Architects memo no. 42: November 1984
in at the deep end
Early summer. The time to shake the moths out of the cricket whites, make any necessary running repairs to the barbecue, and refill the swimming pool – or should it have another coat of paint first? There is nothing quite as effective as pool re-paint enquiries for sending paint technologists slinking off into dark corners, clutching their worry beads in one hand and their valium bottle in the other.
Swimming pools are almost totally unpredictable - their behaviour depending on such diverse factors as construction methods, construction materials, water tables, how wet the summer is, what previous coatings have been used, what water treatment chemicals have been used. Equally, the stories are legion of the startling variety of coating types that have supposedly been successful in swimming pools. We ourselves have evaluated low build porous acrylics, aggregate filled acrylics, acrylic mastics, solvent epoxies, waterbased epoxies, urethanes, acrylic urethanes; but a review of the history of these coatings, plus a review of the recoatability and long term maintenance of these various systems, brings us back to chlorinated rubber.

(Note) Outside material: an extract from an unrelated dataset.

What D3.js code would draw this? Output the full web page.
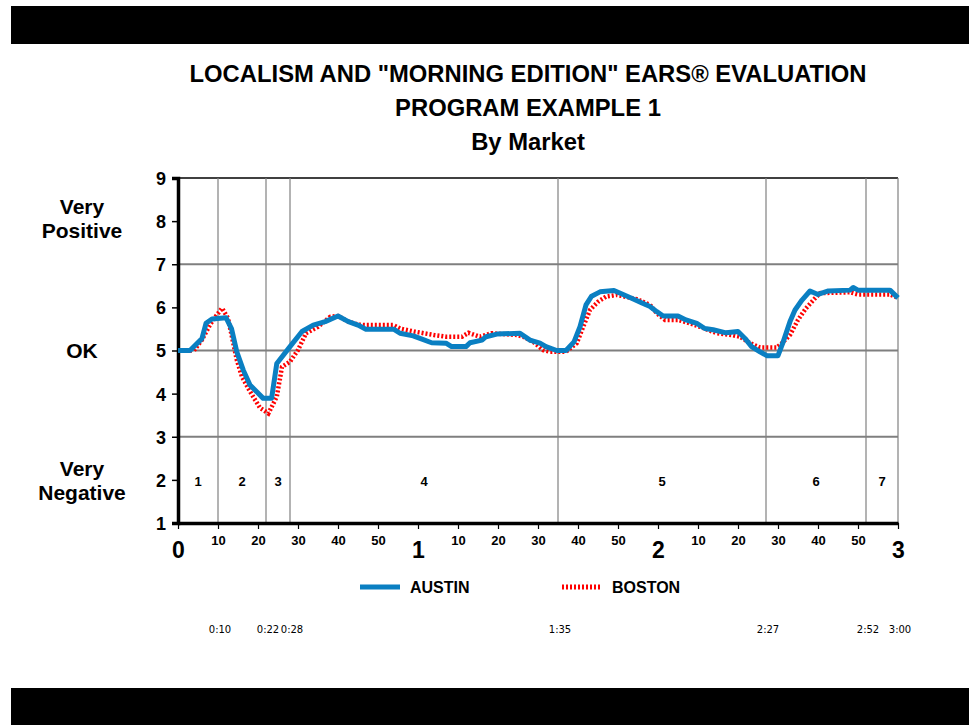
<!DOCTYPE html>
<html><head><meta charset="utf-8">
<script src="https://cdn.jsdelivr.net/npm/d3@7"></script>
<style>body{margin:0;background:#fff}svg{display:block}</style>
</head><body><svg id="c" width="969" height="725"></svg>
<script>
const titleLines = ['LOCALISM AND "MORNING EDITION" EARS® EVALUATION', 'PROGRAM EXAMPLE 1', 'By Market'];
const yTicks = [1,2,3,4,5,6,7,8,9];
const yGrid = [3,5,7,9];
const yCategories = [{lines:["Very","Positive"], v:8.05},{lines:["OK"], v:5},{lines:["Very","Negative"], v:1.97}];
const xTicks = d3.range(0,181,10);
const segmentBreaks = [10,22,28,95,147,172,180];
const breakLabels = ["0:10","0:22","0:28","1:35","2:27","2:52","3:00"];
const segmentNames = ["1","2","3","4","5","6","7"];
const segmentLabelX = [5,16,25,61.5,121,159.5,176];
const seriesNames = ["AUSTIN","BOSTON"];

const austinTime = [0,3,6,7,8.5,12,13.4,14.7,16.3,18,21.3,23.4,24.7,28,31,33.8,36.8,40,42.6,45,47,54,55.5,58.8,60.5,63.4,67,68.4,72,73,76,77,79.7,85.5,88,90.5,92,94.7,97,99,100.5,102,103.4,105.5,109,111,113.4,116,118,119.7,121.3,125,127,129.7,131.7,133.8,137,140,141.75,143.4,145.5,147.2,150,151.3,153,154.25,156,158,160,162.6,168,168.8,170,178,180];
const austinValue = [5.0,5.0,5.28,5.63,5.73,5.76,5.5,4.97,4.55,4.2,3.89,3.89,4.7,5.09,5.44,5.59,5.67,5.8,5.67,5.59,5.49,5.49,5.4,5.34,5.28,5.18,5.17,5.09,5.09,5.18,5.24,5.32,5.38,5.4,5.24,5.17,5.09,5.0,5.0,5.2,5.55,6.06,6.26,6.36,6.39,6.31,6.21,6.1,6.02,5.9,5.8,5.8,5.71,5.63,5.51,5.48,5.41,5.44,5.28,5.09,4.97,4.88,4.88,5.2,5.67,5.94,6.17,6.38,6.3,6.38,6.4,6.46,6.4,6.4,6.22];

const bostonTime = [0,4,6,8,9.5,11,12.5,14.7,16,18,20.5,22.6,24.7,26,28,30,32,35,38,40,42.6,45,47,53.8,55.5,59,64,67,71,72.6,75.5,78.4,84.7,86.3,88.8,91.3,93,97,99.7,101.3,103,105,107,109.7,114.7,118,119.7,121.75,125,128,130.5,134.7,138.4,140.5,143,145.5,149.7,151,153,155,157,159.25,160.5,168,170,178,180];
const bostonValue = [5.0,5.0,5.25,5.6,5.8,5.98,5.75,4.78,4.39,4.05,3.67,3.54,3.93,4.62,4.74,5.01,5.4,5.55,5.78,5.8,5.67,5.6,5.59,5.59,5.51,5.44,5.36,5.32,5.32,5.41,5.32,5.4,5.36,5.32,5.2,5.01,4.97,4.97,5.17,5.55,5.94,6.13,6.25,6.29,6.19,6.06,5.86,5.71,5.71,5.63,5.55,5.4,5.36,5.32,5.17,5.07,5.07,5.17,5.36,5.71,5.98,6.21,6.33,6.35,6.3,6.3,6.22];

const BLUE = "#0a7fc2", RED = "#ff0000";
const FONT = "'Liberation Sans', Arial, sans-serif";
const svg = d3.select("#c");
const L = 178, R = 898, T = 178, B = 523;
const x = d3.scaleLinear().domain([0,180]).range([L,R]);
const y = d3.scaleLinear().domain([1,9]).range([B,T]);

// black bands
svg.append("rect").attr("x",11).attr("y",6).attr("width",958).attr("height",38).attr("fill","#000");
svg.append("rect").attr("x",11).attr("y",688).attr("width",958).attr("height",37).attr("fill","#000");

// title
svg.selectAll("text.title").data(titleLines).join("text")
  .attr("x",528).attr("y",(d,i)=>82+i*34)
  .attr("text-anchor","middle").attr("font-family",FONT).attr("font-weight","bold").attr("font-size",23.8)
  .text(d=>d);

// horizontal gridlines
svg.selectAll("line.hg").data(yGrid).join("line")
  .attr("x1",L).attr("x2",R).attr("y1",d=>y(d)).attr("y2",d=>y(d))
  .attr("stroke",d=>d===9?"#404040":"#7f7f7f").attr("stroke-width",2);

// vertical segment lines
svg.selectAll("line.vg").data(segmentBreaks).join("line")
  .attr("x1",d=>x(d)).attr("x2",d=>x(d)).attr("y1",T).attr("y2",B)
  .attr("stroke","#808080").attr("stroke-width",1.2);

// segment labels
svg.selectAll("text.seg").data(segmentNames).join("text")
  .attr("x",(d,i)=>x(segmentLabelX[i])).attr("y",y(2)+6)
  .attr("text-anchor","middle").attr("font-family",FONT).attr("font-weight","bold").attr("font-size",13)
  .text(d=>d);

// y axis
const yAxis = svg.append("g").attr("transform",`translate(${L},0)`)
  .call(d3.axisLeft(y).tickValues(yTicks).tickSize(6).tickPadding(6).tickFormat(d3.format("d")));
yAxis.select(".domain").attr("stroke","#000").attr("stroke-width",3.5);
yAxis.selectAll(".tick line").attr("stroke","#000").attr("stroke-width",1.5);
yAxis.selectAll(".tick text").attr("font-family",FONT).attr("font-weight","bold").attr("font-size",18).attr("fill","#000").attr("dy","0.36em");

// y categories
yCategories.forEach(c=>{
  const n=c.lines.length;
  c.lines.forEach((t,i)=>{
    svg.append("text").attr("x",82).attr("y",y(c.v)+(i-(n-1)/2)*24+7)
      .attr("text-anchor","middle").attr("font-family",FONT).attr("font-weight","bold").attr("font-size",21).text(t);
  });
});

// x axis
const xAxis = svg.append("g").attr("transform",`translate(0,${B})`)
  .call(d3.axisBottom(x).tickValues(xTicks).tickSize(6).tickSizeOuter(0).tickFormat(d=>d%60===0?String(d/60):String(d%60)));
xAxis.select(".domain").attr("stroke","#000").attr("stroke-width",3.5);
xAxis.selectAll(".tick line").attr("stroke","#000").attr("stroke-width",1.2);
xAxis.selectAll(".tick text").attr("font-family",d=>d%60===0?FONT:"'Liberation Sans Narrow', 'Liberation Sans', sans-serif")
  .attr("font-weight","bold").attr("fill","#000")
  .attr("font-size",d=>d%60===0?23:13)
  .attr("y",d=>d%60===0?19:13);

// lines
const line = d3.line().x(d=>x(d[0])).y(d=>y(d[1]));
const bostonData = bostonTime.map((t,i)=>[t,bostonValue[i]]);
const austinData = austinTime.map((t,i)=>[t,austinValue[i]]);
svg.append("path").datum(bostonData).attr("d",line).attr("fill","none")
  .attr("stroke",RED).attr("stroke-width",4.5).attr("stroke-dasharray","2,2");
svg.append("path").datum(austinData).attr("d",line).attr("fill","none")
  .attr("stroke",BLUE).attr("stroke-width",5).attr("stroke-linejoin","round");

// legend
const legX = [360,562];
seriesNames.forEach((n,i)=>{
  svg.append("line").attr("x1",legX[i]).attr("x2",legX[i]+40).attr("y1",587).attr("y2",587)
    .attr("stroke",i===0?BLUE:RED).attr("stroke-width",5).attr("stroke-dasharray",i===0?null:"2,2");
  svg.append("text").attr("x",legX[i]+50).attr("y",593).attr("font-family",FONT).attr("font-weight","bold").attr("font-size",16).text(n);
});

// bottom time labels
svg.selectAll("text.bl").data(breakLabels).join("text")
  .attr("x",(d,i)=>x(segmentBreaks[i])+2).attr("y",633)
  .attr("text-anchor","middle").attr("font-family","'DejaVu Sans', sans-serif").attr("font-size",10)
  .text(d=>d);
</script></body></html>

The features of chlorinated rubber which keep winning through are excellent water resistance, single pack convenience and excellent recoatability.
Ideally we would like to see the following steps followed when building and coating a swimming pool:
- Damp proof membrane to be laid before the floor is poured and also to be applied to any of the exterior wall surfaces which may be underground.
- Pools to be left a minimum of four weeks to dry before (re) coating.
- All concrete pools, new or used, to be acid etched, rinsed and dried before coating.
- Mask off all sealant-filled joints and leave unpainted.
- Coat with three coats of chlorinated rubber, allowing a minimum of 12 hours between coats.
- Allow the finished coating to cure one week before filling.
In the area of recoating our advice is that where it is established that chlorinated rubber has been used previously: thoroughly scrub the surface clean, allow to dry, and recoat with two coats of chlorinated rubber. Where the existing coating is not chlorinated rubber, or is unidentified, our advice is to remove all old coatings by lightly sandblasting and treat the pool as new, without using the acid-etching step. Should this procedure be considered too drastic or expensive, we suggest you consult the yellow pages for alternative advice.